What’s the difference between trust and faith?
Can you trust that there’s an awareness here that can carry you through this life?
Can you have faith that there’s something mysterious, present, quietly supporting you?
For me, there isn’t much difference between faith and deep trust. Where do our best ideas come from anyway?
Most of them don’t feel manufactured. They arrive. They emerge from somewhere beyond deliberate thought.
You’ve heard the phrase, “When it rains, it pours.” I don’t really believe in coincidence.
Life doesn’t feel random or chaotic in that way.
What if things are unfolding precisely as they need to—showing you exactly what you need to see?
Some might call that naïve or overly optimistic. But it’s still a choice, isn’t it?

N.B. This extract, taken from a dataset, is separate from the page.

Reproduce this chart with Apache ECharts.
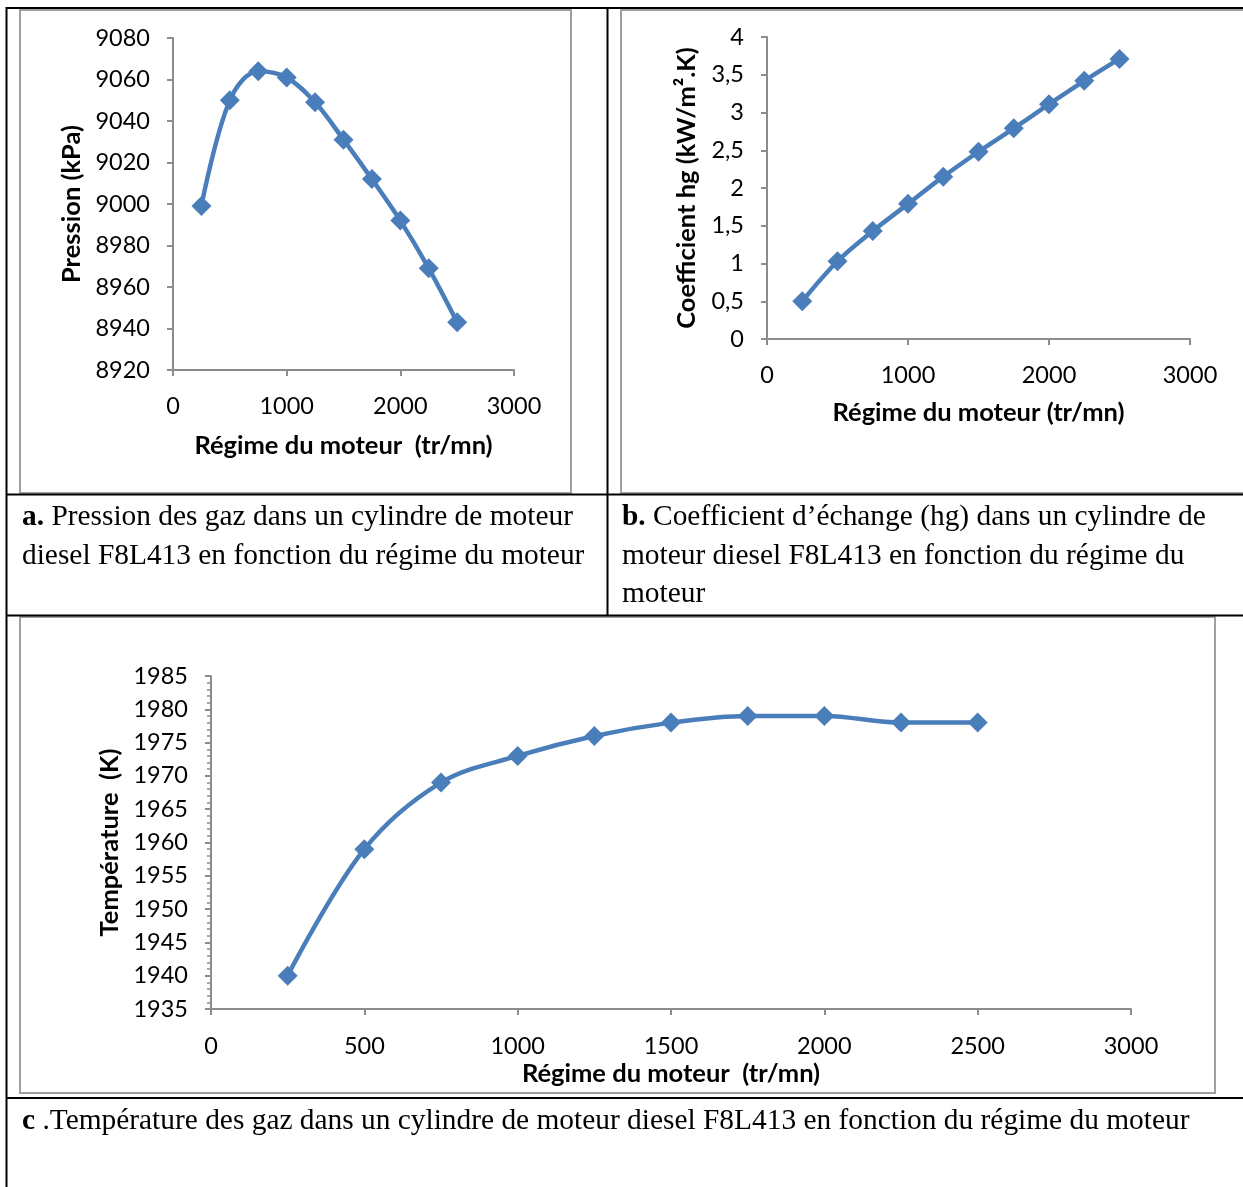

You can trust that you’re a victim of circumstances. Or you can have faith that what’s happening is shaping you, refining you, revealing something.
A friend once said, “If one is enlightened, even a pebble has its perfect place.”
To me that means this: every pebble has its place. Nothing is misplaced. Nothing is wasted. There are no real mistakes—only movements within a larger unfolding.
That’s hard to feel when you’re in pain. When there’s loss. When there’s confusion. Suffering doesn’t politely explain itself. And yet, often it’s suffering that drives us to look deeper. It pushes us to question, to seek, to wake up.
For me, meditation has become an exercise in trust. A quiet, steady faith that there is awareness here—prior to thought, prior even to intention as we usually understand it.
If I look closely, I can sense intention forming before the story begins. Before the mind elaborates.
And when I rest there—before the narrative—I can follow that subtle intention. Not as impulse. Not as ego. But as something aligned with clarity. With care. With benefit for all beings.
I don’t know. This has been helpful for me. Maybe it’s helpful for you.
What would it feel like to rest a little deeper into trust?
To lean into faith—not as belief in a concept—but as relaxation into what’s already here?
Maybe guidance isn’t something we have to chase.
Maybe it’s something we soften into.